One of the main tasks in my job years ago as a student assistant in the library was shelf reading. And, oh, is that boring, shelf by shelf, checking to make sure every book is in call number order. You’re supposed to just look at the classification numbers but I usually would look at the titles on the spine, also. You had to do something to make the job a little easier.

Later, throughout my library career, like all librarians, I spent a lot of time browsing among the stacks, reading a lot of titles on the spine and not thinking much about how those titles were positioned.

Top down or bottom up?

One of the things I love to do in Buenos Aires is to browse among the many great bookstores in this city. On my first visit to the bookstores here in Argentina I noticed something odd but it took me a minute to figure it out. Then I went home to examine the books in English that I had brought with me from the U.S.: almost all of the Spanish-language books in Buenos Aires have the titles on the book spine printed from the bottom up. All my English-language books are printed with titles from the top down. (I only have about 100 or so English books here but the spines are all consistent).

Honestly, I don’t know if there’s some kind of international standard for this type of thing or if it’s just convention in different countries or publisher preference. (In the library world there seems to be an ANSI standard for just about everything!)

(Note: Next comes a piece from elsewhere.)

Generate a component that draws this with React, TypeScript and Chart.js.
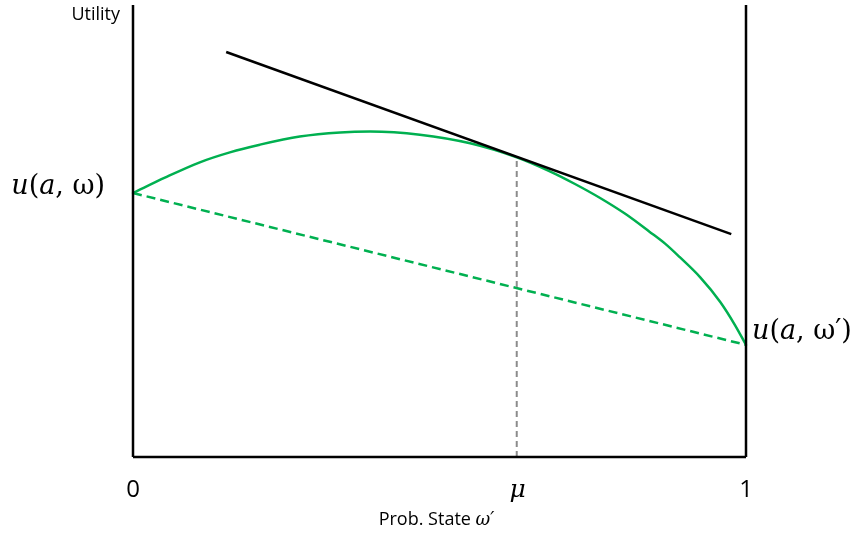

The Impact: browse from left or right

The direction of the title on the spine isn’t that big of a deal but you do notice it when browsing in the bookstore or the library - which way you stand, which way you tilt your head, which way you step from side-to-side or around the customer browsing next to you.

Yet, I have noticed in Spanish-language books that there is a little lack of consistency: 90% of the Spanish-language titles I see have spine titles printed from bottom to top but a few are the opposite.

I took a photo of one of my shelves at home to illustrate. Look at the Saramago books: the English version of The Stone Raft next to the Spanish version of Ensayo sobre la ceguera. But then just a couple of books over is Arqueología de Buenos Aires.